First-time buyers promised council tax cut by Tories
- Published
First-time buyers would not pay council tax for six months if the Conservatives win the 2016 assembly election.
For the average band D home, first-time buyers would save £660, at an estimated total cost of about £7.5m a year.
But the Conservatives have dropped plans to scrap stamp duty for all homes up to £250,000. That pledge will now only apply to first-time buyers.
Labour dismissed the plan as "fantasy politics", saying the Tories had not said how they would pay for it.
As well as extending the right to buy for social housing tenants, the Conservatives said they would keep the Help to Buy Wales, external scheme - which offers financial assistance for people buying newly-built homes - until the year 2020.
Labour has said it would abolish the right to buy.
Welsh Conservative leader Andrew RT Davies said the commitments showed his party was "the party of aspiration and home ownership".
"When you pick up the keys to your new home you won't be picking up a new council tax bill," he said.
A Welsh Tory spokesman said the stamp duty waiver was changed to match a new stamp duty regime being introduced by Chancellor George Osborne.
A Welsh Labour spokesman said: "This is just fantasy politics from the Tories - there's no suggestion of how they will pay for any of it.
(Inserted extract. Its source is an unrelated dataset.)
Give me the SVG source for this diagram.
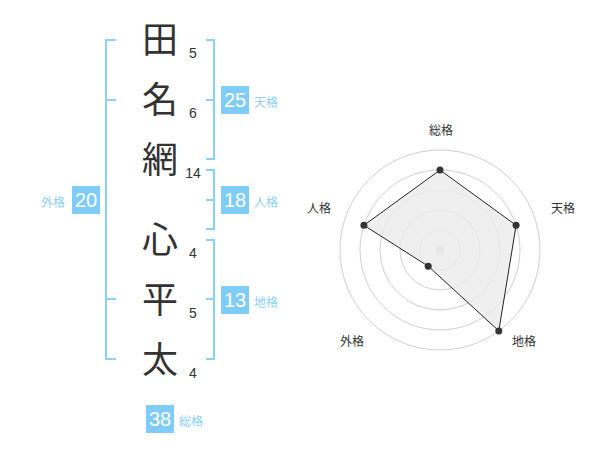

Their party in London has already made a £50m in-year cut to our budget this year, and we expect there's more to come.
"Council tax is already lower in Wales than England and we are well on track to meeting our ambitious housing targets for this term.
"We will be bringing forward our own proposals on housing and tax for 2016, and unlike this Tory fag packet offering, it will be properly thought through - and costed."